Stołeczny ratusz przesłał bilans reformy edukacji, która polegała na likwidacji gimnazjów.
Jeśli chodzi o nauczycieli zlikwidowanych gimnazjów, to aż 402 nauczycieli i 111 pracowników administracji oraz obsługi zniknęło z publicznego szkolnictwa. Nie pracują w żadnej innej publicznej placówce oświatowej.
Zgodnie z danymi otrzymanymi z dzielnic w tym roku szkolnym 2066 nauczycieli pracuje w dwóch szkołach (w roku szkolnym 2016/2017 - 165) - jest to 12-krotny wzrost w porównaniu z ubiegłym rokiem. W trzech i więcej szkół pracuje 418 osób (w roku szkolnym 2016/2017 -1 1).
W tym roku koszt odpraw dla nauczycieli w związku z likwidowanymi stanowiskami to blisko 2 mln zł. w zeszłym roku była to kwota połowę niższa.
Jak informuje ratusz, w stolicy w publicznych szkołach i przedszkolach pracuje ponad 26 500 nauczycieli, w tym 10 824 dyplomowanych, 7 453 mianowanych, 6 557 kontraktowych i 1 694 stażystów. Najwięcej, bo ponad 16 tys. nauczycieli pracuje w szkołach podstawowych.
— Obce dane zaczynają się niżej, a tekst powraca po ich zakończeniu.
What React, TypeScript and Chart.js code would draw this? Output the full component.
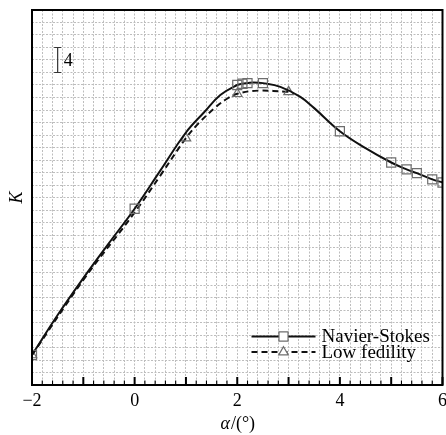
import React, { useEffect, useRef } from 'react';
import { Chart, registerables } from 'chart.js';

Chart.register(...registerables);

// ---- data ----
const nsAlpha = [-2, -1.5, -1, -0.5, 0, 0.5, 1, 1.35, 1.67, 2.0, 2.1, 2.2, 2.32, 2.5, 2.84, 3.23, 3.5, 4.0, 4.5, 5.0, 5.3, 5.5, 5.8, 6.0];
const nsK = [4.8, 11.2, 17.1, 22.7, 28.2, 34.3, 40.4, 43.6, 46.4, 48.0, 48.2, 48.3, 48.4, 48.3, 47.7, 46.1, 44.3, 40.6, 37.9, 35.6, 34.5, 33.9, 32.9, 32.4];
const nsMarked = [true, false, false, false, true, false, false, false, false, true, true, true, false, true, false, false, false, true, false, true, true, true, true, true];

const lfAlpha = [-2, -1, 0, 0.5, 1, 1.25, 1.6, 1.8, 2.0, 2.4, 3.0];
const lfK = [4.8, 16.8, 27.6, 33.5, 39.5, 41.9, 44.6, 45.8, 46.6, 47.1, 46.9];
const lfMarked = [true, false, false, false, true, false, false, false, true, false, true];

const seriesNames = ['Navier-Stokes', 'Low fedility'];
const xTickLabels = [-2, 0, 2, 4, 6];
const xRange = [-2, 6];
const yRange = [0, 60];
const scaleBarAlpha = -1.5;
const scaleBarFrom = 50;
const scaleBarTo = 54;
const scaleBarLabel = '4';
const xTitleItalic = 'α';
const xTitleRest = '/(°)';
const yTitle = 'K';

const SERIF = '"Liberation Serif", "Times New Roman", serif';
const MARKER_COLOR = '#6e6e6e';
const GRID_COLOR = '#bdbdbd';

function drawMarker(ctx: CanvasRenderingContext2D, style: string, x: number, y: number, r: number) {
  ctx.beginPath();
  if (style === 'rect') {
    const s = r * Math.SQRT1_2;
    ctx.rect(x - s, y - s, 2 * s, 2 * s);
  } else {
    ctx.moveTo(x, y - r);
    ctx.lineTo(x - r * 0.866, y + r * 0.5);
    ctx.lineTo(x + r * 0.866, y + r * 0.5);
    ctx.closePath();
  }
  ctx.fillStyle = '#fff';
  ctx.fill();
  ctx.strokeStyle = MARKER_COLOR;
  ctx.lineWidth = 1.2;
  ctx.setLineDash([]);
  ctx.stroke();
}

const decor = {
  id: 'decor',
  afterDraw(chart: any) {
    const { ctx, chartArea: a, scales } = chart;
    const xs = scales.x;
    const ys = scales.y;
    ctx.save();
    // inner tick marks on the bottom axis
    ctx.strokeStyle = '#000';
    xs.ticks.forEach((t: any) => {
      const px = xs.getPixelForValue(t.value);
      const major = Math.abs(t.value - Math.round(t.value)) < 1e-6;
      ctx.lineWidth = major ? 2 : 1.1;
      ctx.beginPath();
      ctx.moveTo(px, a.bottom);
      ctx.lineTo(px, a.bottom - (major ? 8 : 4.5));
      ctx.stroke();
    });
    // frame
    ctx.lineWidth = 2;
    ctx.strokeStyle = '#000';
    ctx.strokeRect(a.left, a.top, a.right - a.left, a.bottom - a.top);

    // scale bar
    const bx = xs.getPixelForValue(scaleBarAlpha);
    const by1 = ys.getPixelForValue(scaleBarTo);
    const by2 = ys.getPixelForValue(scaleBarFrom);
    ctx.strokeStyle = '#333';
    ctx.lineWidth = 1.2;
    ctx.beginPath();
    ctx.moveTo(bx, by1); ctx.lineTo(bx, by2);
    ctx.moveTo(bx - 3.5, by1); ctx.lineTo(bx + 3.5, by1);
    ctx.moveTo(bx - 3.5, by2); ctx.lineTo(bx + 3.5, by2);
    ctx.stroke();
    ctx.fillStyle = '#000';
    ctx.font = `18px ${SERIF}`;
    ctx.textAlign = 'left';
    ctx.textBaseline = 'middle';
    ctx.fillText(scaleBarLabel, bx + 6, (by1 + by2) / 2 + 1);

    // legend
    chart.data.datasets.forEach((ds: any, i: number) => {
      const y = a.bottom - 48.5 + i * 15.6;
      const x1 = a.right - 191;
      const x2 = a.right - 127;
      ctx.strokeStyle = ds.borderColor;
      ctx.lineWidth = ds.borderWidth;
      ctx.setLineDash(ds.borderDash || []);
      ctx.beginPath();
      ctx.moveTo(x1, y); ctx.lineTo(x2, y);
      ctx.stroke();
      ctx.setLineDash([]);
      drawMarker(ctx, ds.pointStyle, (x1 + x2) / 2, y, ds.pointStyle === 'rect' ? 6.4 : 5.5);
      ctx.fillStyle = '#000';
      ctx.font = `19px ${SERIF}`;
      ctx.textAlign = 'left';
      ctx.textBaseline = 'middle';
      ctx.fillText(ds.label, a.right - 121, y + 1);
    });

    // x axis title with italic alpha
    ctx.textBaseline = 'middle';
    ctx.textAlign = 'left';
    const fi = `italic 18px ${SERIF}`;
    const fn = `18px ${SERIF}`;
    ctx.font = fi;
    const w1 = ctx.measureText(xTitleItalic).width;
    ctx.font = fn;
    const w2 = ctx.measureText(xTitleRest).width;
    const cx = (a.left + a.right) / 2;
    const ty = a.bottom + 39;
    const sx = cx - (w1 + w2) / 2;
    ctx.font = fi;
    ctx.fillText(xTitleItalic, sx, ty);
    ctx.font = fn;
    ctx.fillText(xTitleRest, sx + w1 + 1, ty);
    ctx.restore();
  },
};

export default function App() {
  const ref = useRef<HTMLCanvasElement | null>(null);
  useEffect(() => {
    if (!ref.current) return;
    const nsData = nsAlpha.map((x, i) => ({ x, y: nsK[i] }));
    const lfData = lfAlpha.map((x, i) => ({ x, y: lfK[i] }));
    const chart = new Chart(ref.current, {
      type: 'line',
      data: {
        datasets: [
          {
            label: seriesNames[0],
            data: nsData,
            borderColor: '#111',
            borderWidth: 2,
            pointStyle: 'rect',
            pointRadius: nsMarked.map((m) => (m ? 6.4 : 0)),
            pointBorderColor: MARKER_COLOR,
            pointBackgroundColor: 'rgba(0,0,0,0)',
            pointBorderWidth: 1.2,
            tension: 0.4,
            fill: false,
            order: 1,
          },
          {
            label: seriesNames[1],
            data: lfData,
            borderColor: '#111',
            borderWidth: 2,
            borderDash: [6, 4],
            pointStyle: 'triangle',
            pointRadius: lfMarked.map((m) => (m ? 5.5 : 0)),
            pointBorderColor: MARKER_COLOR,
            pointBackgroundColor: 'rgba(0,0,0,0)',
            pointBorderWidth: 1.2,
            tension: 0.4,
            fill: false,
            order: 2,
          },
        ],
      },
      options: {
        animation: false,
        responsive: false,
        devicePixelRatio: 1,
        layout: { padding: { top: 10, right: 0, left: 0, bottom: 0 } },
        plugins: { legend: { display: false }, tooltip: { enabled: false } },
        scales: {
          x: {
            type: 'linear',
            min: xRange[0],
            max: xRange[1],
            border: { display: false, dash: [2, 1.5] },
            grid: { color: GRID_COLOR, lineWidth: 1, drawTicks: false },
            ticks: {
              stepSize: 0.2,
              autoSkip: false,
              maxRotation: 0,
              padding: 5,
              color: '#000',
              font: { family: SERIF, size: 18 },
              callback: (v: any) => {
                const n = Math.round(Number(v));
                if (Math.abs(Number(v) - n) > 1e-6) return '';
                if (!xTickLabels.includes(n)) return '';
                return n < 0 ? '−' + Math.abs(n) : String(n);
              },
            },
            afterFit: (s: any) => { s.height = 50; },
          },
          y: {
            type: 'linear',
            min: yRange[0],
            max: yRange[1],
            border: { display: false, dash: [2, 1.5] },
            grid: { color: GRID_COLOR, lineWidth: 1, drawTicks: false },
            ticks: { display: false, stepSize: 2 },
            title: {
              display: true,
              text: yTitle,
              color: '#000',
              font: { family: SERIF, size: 18, style: 'italic' },
              padding: { top: 6, bottom: 0 },
            },
            afterFit: (s: any) => { s.width = 32; },
          },
        },
      },
      plugins: [decor],
    } as any);
    return () => chart.destroy();
  }, []);
  return (
    <div style={{ position: 'fixed', left: 0, top: 0, width: 446, height: 435, overflow: 'hidden', background: '#fff' }}>
      <canvas ref={ref} width={452} height={435} />
    </div>
  );
}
Jak twierdzi miasto, w stolicy nauczyciele są wspierani finansowo – od 2006 roku ich pensje wzrosły średnio o 50% (2006 - 3 191 zł, 2017- 4 813 zł).
Warszawscy nauczyciele mają najwyższe dodatki motywacyjne - średnio to 600 zł miesięcznie. W innych miastach są one znacznie niższe: Wrocław, Kraków - ok. 300 zł, Lublin - ok. 200 zł, Poznań i Łódź - ok. 150 zł, Gdańsk - 140 zł. Tegoroczny budżet na wynagrodzenia dla nauczycieli to 1,5 mld zł, w 190 mln zł na dodatki motywacyjne.